Mayor Karin Wilson of Fairhope, Alabama, said in a message on social media that Groom had died in that south Alabama town. A local funeral home also confirmed the death and said arrangements were pending.

"While he will be remembered for creating Forrest Gump, Winston Groom was a talented journalist & noted author of American history. Our hearts & prayers are extended to his family," Alabama Gov. Kay Ivey said in a statement.

"Forrest Gump" was the improbable tale of a slow-witted but mathematically gifted man who was a participant or witness to key points of 20th century history — from Alabama segregationist Gov. George Wallace's "stand at the schoolhouse door," to meetings with presidents.

It was the best known book by Groom, who grew up in Mobile, Alabama, and graduated from the University of Alabama in 1965, according to a biography posted by the university.

Groom served in the Army’s Fourth Infantry Division from 1965 to 1969, the university said. His service included a tour in Vietnam — one of the settings for "Forrest Gump."

He wrote 16 books, fiction and nonfiction. One, "Conversations with the Enemy," about a American prisoner of war in Vietnam accused of collaboration, was a Pulitzer Prize finalist, according to the university.

It was "Forrest Gump" — and the success of the 1994 movie starring Tom Hanks in the iconic role of Gump, as well as Sally Field and Gary Sinise — that earned him widespread fame and some financial success.

The novel is considerably different from the film. Don Noble, University of Alabama professor emeritus of English, and a 40-year friend of Groom’s told The Tuscaloosa News that the novel was "darker" and "richer" than the movie.

"You can make a lot of money as a comic writer, but you can’t get no respect," Noble said. "But ‘Forrest Gump’ is really actually quite a fine novel. It’s more subtle and more complicated ... richer than the movie."

The movie, which also starred Robin Wright and Mykelti Williamson, became deeply embedded in the American psyche and has remained an enduring television staple and huge cultural phenomenon since.

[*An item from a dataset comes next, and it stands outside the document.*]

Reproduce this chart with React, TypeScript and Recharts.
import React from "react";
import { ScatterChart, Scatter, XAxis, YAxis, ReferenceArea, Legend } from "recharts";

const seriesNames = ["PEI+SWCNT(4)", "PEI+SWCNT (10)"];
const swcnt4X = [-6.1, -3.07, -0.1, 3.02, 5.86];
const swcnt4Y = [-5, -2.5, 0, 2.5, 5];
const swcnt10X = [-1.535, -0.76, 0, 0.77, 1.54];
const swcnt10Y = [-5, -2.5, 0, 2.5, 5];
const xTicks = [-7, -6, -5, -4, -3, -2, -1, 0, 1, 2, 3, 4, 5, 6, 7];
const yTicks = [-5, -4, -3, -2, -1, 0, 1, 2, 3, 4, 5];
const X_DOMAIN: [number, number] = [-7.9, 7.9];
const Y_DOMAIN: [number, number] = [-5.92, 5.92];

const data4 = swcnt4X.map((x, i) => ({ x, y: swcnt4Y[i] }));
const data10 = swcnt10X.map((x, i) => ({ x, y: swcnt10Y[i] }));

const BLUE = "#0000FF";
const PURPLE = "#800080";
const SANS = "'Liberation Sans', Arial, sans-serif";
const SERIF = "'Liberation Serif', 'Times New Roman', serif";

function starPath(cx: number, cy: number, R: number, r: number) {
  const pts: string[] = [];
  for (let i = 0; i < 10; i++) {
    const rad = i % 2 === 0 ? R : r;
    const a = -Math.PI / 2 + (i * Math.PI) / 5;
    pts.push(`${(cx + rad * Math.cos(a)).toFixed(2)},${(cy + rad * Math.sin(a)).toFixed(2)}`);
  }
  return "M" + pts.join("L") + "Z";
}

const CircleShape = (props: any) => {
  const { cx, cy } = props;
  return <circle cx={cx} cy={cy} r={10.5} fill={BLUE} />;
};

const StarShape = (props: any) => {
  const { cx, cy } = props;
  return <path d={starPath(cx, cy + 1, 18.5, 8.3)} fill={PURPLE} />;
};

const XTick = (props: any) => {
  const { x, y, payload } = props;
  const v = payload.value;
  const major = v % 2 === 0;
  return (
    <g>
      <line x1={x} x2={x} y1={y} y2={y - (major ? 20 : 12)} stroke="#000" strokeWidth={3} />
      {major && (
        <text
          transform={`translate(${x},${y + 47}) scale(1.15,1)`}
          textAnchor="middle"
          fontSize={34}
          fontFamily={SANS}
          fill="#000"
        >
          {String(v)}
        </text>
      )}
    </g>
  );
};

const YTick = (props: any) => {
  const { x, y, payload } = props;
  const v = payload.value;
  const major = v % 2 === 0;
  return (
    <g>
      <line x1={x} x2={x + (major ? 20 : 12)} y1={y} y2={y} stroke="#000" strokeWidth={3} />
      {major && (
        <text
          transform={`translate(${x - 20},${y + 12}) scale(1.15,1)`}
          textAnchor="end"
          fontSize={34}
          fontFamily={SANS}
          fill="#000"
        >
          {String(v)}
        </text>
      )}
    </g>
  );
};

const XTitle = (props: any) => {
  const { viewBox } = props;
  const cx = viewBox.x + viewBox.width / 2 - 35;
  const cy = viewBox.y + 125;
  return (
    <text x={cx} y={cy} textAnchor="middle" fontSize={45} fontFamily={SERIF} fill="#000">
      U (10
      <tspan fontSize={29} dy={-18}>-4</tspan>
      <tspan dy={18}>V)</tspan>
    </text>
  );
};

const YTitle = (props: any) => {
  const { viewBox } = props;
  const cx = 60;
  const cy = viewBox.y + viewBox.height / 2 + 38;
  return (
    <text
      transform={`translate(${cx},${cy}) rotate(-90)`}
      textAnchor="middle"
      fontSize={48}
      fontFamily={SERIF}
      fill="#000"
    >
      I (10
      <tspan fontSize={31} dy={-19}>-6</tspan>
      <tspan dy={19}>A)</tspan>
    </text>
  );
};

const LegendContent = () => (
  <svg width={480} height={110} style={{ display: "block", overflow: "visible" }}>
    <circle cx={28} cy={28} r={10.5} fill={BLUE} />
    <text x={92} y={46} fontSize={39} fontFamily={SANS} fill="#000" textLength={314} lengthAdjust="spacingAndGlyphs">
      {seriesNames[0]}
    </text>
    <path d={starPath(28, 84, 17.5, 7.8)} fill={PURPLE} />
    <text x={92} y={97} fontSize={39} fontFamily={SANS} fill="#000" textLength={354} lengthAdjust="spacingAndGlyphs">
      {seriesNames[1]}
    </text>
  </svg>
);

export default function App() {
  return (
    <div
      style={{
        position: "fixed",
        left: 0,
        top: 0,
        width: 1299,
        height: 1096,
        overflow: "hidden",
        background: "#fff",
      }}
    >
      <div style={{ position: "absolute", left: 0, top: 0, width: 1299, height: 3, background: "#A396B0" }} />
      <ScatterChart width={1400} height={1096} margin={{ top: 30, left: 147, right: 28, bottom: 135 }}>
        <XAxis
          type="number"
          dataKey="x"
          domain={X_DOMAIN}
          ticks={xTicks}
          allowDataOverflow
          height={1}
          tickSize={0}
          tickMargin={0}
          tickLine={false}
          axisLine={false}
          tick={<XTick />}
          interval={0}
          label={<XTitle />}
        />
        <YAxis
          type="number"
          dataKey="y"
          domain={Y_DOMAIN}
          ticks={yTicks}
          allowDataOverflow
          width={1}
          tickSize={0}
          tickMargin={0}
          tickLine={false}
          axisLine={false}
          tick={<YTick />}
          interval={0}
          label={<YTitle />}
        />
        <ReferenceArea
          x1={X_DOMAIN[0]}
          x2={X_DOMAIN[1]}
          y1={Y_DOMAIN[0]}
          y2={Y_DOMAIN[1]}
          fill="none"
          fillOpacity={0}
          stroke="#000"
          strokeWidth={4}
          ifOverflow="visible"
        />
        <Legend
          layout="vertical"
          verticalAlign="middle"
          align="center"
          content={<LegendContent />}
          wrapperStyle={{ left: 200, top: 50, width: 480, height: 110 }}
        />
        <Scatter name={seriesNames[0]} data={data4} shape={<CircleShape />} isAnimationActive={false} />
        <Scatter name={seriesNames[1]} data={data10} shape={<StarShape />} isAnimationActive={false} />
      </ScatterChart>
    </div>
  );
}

"It touched a nerve," Groom told the Tuscaloosa News in 2014.

The film dominated the 1995 Academy Awards, winning six Oscars including best picture, best director for Robert Zemeckis and best actor for Hanks.

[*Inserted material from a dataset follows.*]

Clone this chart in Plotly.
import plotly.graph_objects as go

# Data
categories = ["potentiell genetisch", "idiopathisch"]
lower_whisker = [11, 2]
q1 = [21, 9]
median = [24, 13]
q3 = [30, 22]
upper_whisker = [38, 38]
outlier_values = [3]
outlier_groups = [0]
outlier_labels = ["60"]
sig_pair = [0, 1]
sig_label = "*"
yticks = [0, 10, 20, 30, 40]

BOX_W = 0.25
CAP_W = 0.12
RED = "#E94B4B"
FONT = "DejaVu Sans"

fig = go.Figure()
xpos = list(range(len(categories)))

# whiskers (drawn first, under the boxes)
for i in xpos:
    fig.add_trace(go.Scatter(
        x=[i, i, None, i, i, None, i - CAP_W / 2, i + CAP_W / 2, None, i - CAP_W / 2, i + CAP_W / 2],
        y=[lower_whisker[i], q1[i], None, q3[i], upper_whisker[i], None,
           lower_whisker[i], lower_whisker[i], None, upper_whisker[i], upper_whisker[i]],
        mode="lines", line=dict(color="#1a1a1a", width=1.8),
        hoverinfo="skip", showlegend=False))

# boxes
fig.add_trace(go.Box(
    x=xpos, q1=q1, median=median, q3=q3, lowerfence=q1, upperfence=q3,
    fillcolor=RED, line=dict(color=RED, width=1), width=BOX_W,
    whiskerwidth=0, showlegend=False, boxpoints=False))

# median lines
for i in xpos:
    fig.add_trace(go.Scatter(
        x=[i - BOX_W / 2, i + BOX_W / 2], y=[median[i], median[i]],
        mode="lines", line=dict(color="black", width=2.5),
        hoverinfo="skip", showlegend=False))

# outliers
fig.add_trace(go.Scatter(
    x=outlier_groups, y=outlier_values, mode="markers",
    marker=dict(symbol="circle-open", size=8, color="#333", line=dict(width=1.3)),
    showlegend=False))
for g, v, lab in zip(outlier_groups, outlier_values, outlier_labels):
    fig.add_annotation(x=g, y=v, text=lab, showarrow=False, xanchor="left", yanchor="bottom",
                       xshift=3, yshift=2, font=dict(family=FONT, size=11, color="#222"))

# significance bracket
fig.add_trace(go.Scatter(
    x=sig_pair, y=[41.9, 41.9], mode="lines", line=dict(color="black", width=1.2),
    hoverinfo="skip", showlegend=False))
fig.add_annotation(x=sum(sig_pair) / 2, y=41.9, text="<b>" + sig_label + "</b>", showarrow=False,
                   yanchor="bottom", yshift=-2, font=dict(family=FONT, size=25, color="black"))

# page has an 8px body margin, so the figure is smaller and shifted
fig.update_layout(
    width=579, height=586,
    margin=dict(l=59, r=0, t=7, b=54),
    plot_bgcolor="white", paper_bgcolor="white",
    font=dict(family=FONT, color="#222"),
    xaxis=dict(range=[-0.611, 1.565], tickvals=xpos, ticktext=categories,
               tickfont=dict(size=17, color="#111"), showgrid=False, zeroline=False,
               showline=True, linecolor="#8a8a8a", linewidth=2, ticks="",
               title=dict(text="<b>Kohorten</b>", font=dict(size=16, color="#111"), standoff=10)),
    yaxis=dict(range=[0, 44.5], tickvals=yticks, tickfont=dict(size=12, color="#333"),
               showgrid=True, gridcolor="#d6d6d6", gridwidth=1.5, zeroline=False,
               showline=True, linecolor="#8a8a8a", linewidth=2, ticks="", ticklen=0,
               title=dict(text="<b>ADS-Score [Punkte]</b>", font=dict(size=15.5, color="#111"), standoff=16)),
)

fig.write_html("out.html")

It was 1994’s No. 2 grossing film at the box office, second only to "The Lion King."

The basic outlines of Gump’s life are the same as they are in the book: Gump plays football under Paul "Bear" Bryant at the University of Alabama, serves in Vietnam and starts a major shrimp business.

But the film made major departures. Gump was not a math savant as he was in the book, and was a more saintly soul. The film took away Gump’s size -- Groom said he envisioned John Goodman playing him -- along with his profanity, and most of his sex life.

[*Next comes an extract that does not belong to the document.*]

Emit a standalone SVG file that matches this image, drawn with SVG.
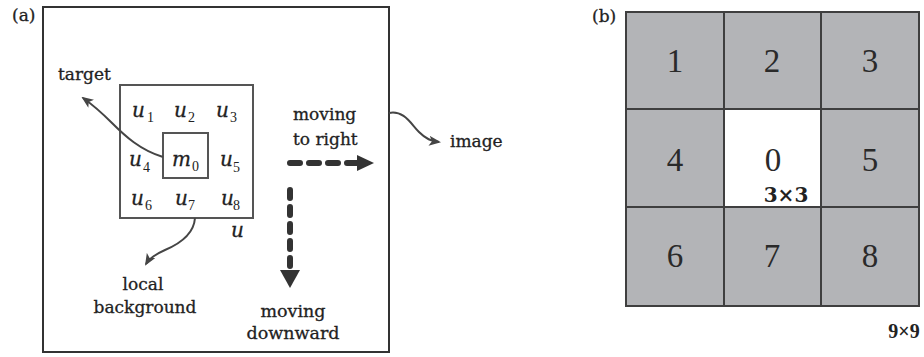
<svg xmlns="http://www.w3.org/2000/svg" width="924" height="357" viewBox="0 0 924 357">
  <style>
    .lbl { font-family: "DejaVu Serif", "Liberation Serif", serif; font-size: 17px; fill: #222; stroke: #222; stroke-width: 0.3; }
    .var { font-family: "DejaVu Serif", "Liberation Serif", serif; font-style: italic; font-size: 20px; fill: #222; stroke: #222; stroke-width: 0.3; }
    .sub { font-family: "Liberation Serif", "Times New Roman", serif; font-size: 14px; fill: #222; }
    .num { font-family: "Liberation Serif", "Times New Roman", serif; font-size: 33px; fill: #2a2a2a; text-anchor: middle; }
    .cell { fill: #b3b4b7; stroke: #3f3f3f; stroke-width: 2; }
    .hole { fill: #ffffff; stroke: #3f3f3f; stroke-width: 2; }
    .box { fill: none; stroke: #555; stroke-width: 2; }
    .curve { fill: none; stroke: #454545; stroke-width: 2; }
    .dash { fill: none; stroke: #333; stroke-width: 6; stroke-linecap: round; }
    .head { fill: #333; }
  </style>
  <defs>
    <marker id="arrow" viewBox="0 0 12 10" refX="10" refY="5" markerWidth="12" markerHeight="10" markerUnits="userSpaceOnUse" orient="auto">
      <path d="M0,0 L12,5 L0,10 L3,5 Z" fill="#454545"/>
    </marker>
  </defs>

  <!-- panel (a): sliding window over the image -->
  <text class="lbl" x="12" y="21">(a)</text>
  <g id="image-frame">
    <rect x="43" y="7" width="346" height="345" fill="none" stroke="#333" stroke-width="2"/>
  </g>

  <g id="local-window">
    <rect class="box" x="120" y="85" width="133" height="133"/>
    <text class="var" x="132" y="117">u</text><text class="sub" x="147" y="122">1</text>
    <text class="var" x="174" y="117">u</text><text class="sub" x="188" y="122">2</text>
    <text class="var" x="216" y="117">u</text><text class="sub" x="230" y="122">3</text>
    <text class="var" x="129" y="166">u</text><text class="sub" x="143" y="172">4</text>
    <text class="var" x="220" y="166">u</text><text class="sub" x="233" y="172">5</text>
    <text class="var" x="131" y="205">u</text><text class="sub" x="145" y="210">6</text>
    <text class="var" x="175" y="205">u</text><text class="sub" x="188" y="210">7</text>
    <text class="var" x="221" y="205">u</text><text class="sub" x="233" y="210">8</text>
    <text class="var" x="231" y="237">u</text>
  </g>

  <g id="target-cell">
    <rect class="box" x="163" y="133" width="45" height="45"/>
    <text class="var" x="172" y="166">m</text><text class="sub" x="192" y="171">0</text>
  </g>

  <g id="labels">
    <text class="lbl" x="58" y="80">target</text>
    <text class="lbl" x="293" y="120">moving</text>
    <text class="lbl" x="293" y="145">to right</text>
    <text class="lbl" x="143" y="290" text-anchor="middle">local</text>
    <text class="lbl" x="145" y="313" text-anchor="middle">background</text>
    <text class="lbl" x="293" y="317" text-anchor="middle" style="font-size:17.5px">moving</text>
    <text class="lbl" x="293" y="339" text-anchor="middle" style="font-size:17.5px">downward</text>
    <text class="lbl" x="450" y="147">image</text>
  </g>

  <g id="connectors">
    <path class="curve" d="M163,157 C140,150 125,136 112,123 C102,113 93,105 83,98" marker-end="url(#arrow)"/>
    <path class="curve" d="M195,218 C194,232 184,242 165,250 C156,254 149,259 146,264" marker-end="url(#arrow)"/>
    <path class="curve" d="M389,113 C404,110 411,124 419,132 C426,139 431,141 439,142" marker-end="url(#arrow)"/>
    <!-- horizontal sweep -->
    <path class="dash" d="M290,163 H357" stroke-dasharray="10 9"/>
    <polygon class="head" points="357,155 357,171 374,163"/>
    <!-- vertical sweep -->
    <path class="dash" d="M290,190 V270" stroke-dasharray="8 9"/>
    <polygon class="head" points="280,270 300,270 290,288"/>
  </g>

  <!-- panel (b): 9x9 window split into 3x3 blocks -->
  <text class="lbl" x="592" y="22">(b)</text>
  <g id="block-1"><rect class="cell" x="626" y="12" width="98" height="97"/><text class="num" x="675" y="72">1</text></g>
  <g id="block-2"><rect class="cell" x="724" y="12" width="97" height="97"/><text class="num" x="772" y="72">2</text></g>
  <g id="block-3"><rect class="cell" x="821" y="12" width="98" height="97"/><text class="num" x="870" y="72">3</text></g>
  <g id="block-4"><rect class="cell" x="626" y="109" width="98" height="98"/><text class="num" x="675" y="171">4</text></g>
  <g id="block-0">
    <rect class="hole" x="724" y="109" width="97" height="98"/>
    <text class="num" x="773" y="171">0</text>
    <text x="786" y="202" text-anchor="middle" style="font-family:'DejaVu Serif','Liberation Serif',serif;font-weight:bold;font-size:20px;fill:#222">3×3</text>
  </g>
  <g id="block-5"><rect class="cell" x="821" y="109" width="98" height="98"/><text class="num" x="870" y="171">5</text></g>
  <g id="block-6"><rect class="cell" x="626" y="207" width="98" height="99"/><text class="num" x="675" y="267">6</text></g>
  <g id="block-7"><rect class="cell" x="724" y="207" width="97" height="99"/><text class="num" x="772" y="267">7</text></g>
  <g id="block-8"><rect class="cell" x="821" y="207" width="98" height="99"/><text class="num" x="870" y="267">8</text></g>
  <text x="904" y="338" text-anchor="middle" style="font-family:'Liberation Serif',serif;font-weight:bold;font-size:20px;fill:#222">9×9</text>
</svg>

They "took some of the rough edges off," Groom told the New York Times in 1994.

Groom also wrote nonfiction on diverse subjects including the Civil War, World War I and Alabama's Crimson Tide football.

In 2005, Groom released "1942: The Year That Tried Men’s Souls," which chronicled the first year of U.S. involvement in World War II.

In 2009 he released "Vicksburg 1863," an account of the Union siege that brought a novelist’s touch to historical figures like Ulysses S. Grant, William T. Sherman and Jefferson Davis, president of the confederacy.

His most recent novel, El Paso, was published in 2016.

Groom got $350,000 for the rights to "Forrest Gump" plus 3% of the net profit of the movie. But he got into a serious dispute with Paramount Pictures when they told him a film that had earned over $600 million was in the red after expenses.

But years later he wasn’t bitter.

"They did an excellent job," he told the Tuscaloosa News. "I would have probably preferred my version of it, but that thing never would have opened."

The book became a major bestseller in the wake of the film, and Groom got a much better deal for the follow-up novel, 1995’s "Gump and Co."

"I’m happy as a pig in sunshine," he told the Mobile Register.

Nonetheless, sequel-addicted Hollywood somehow never made the new movie.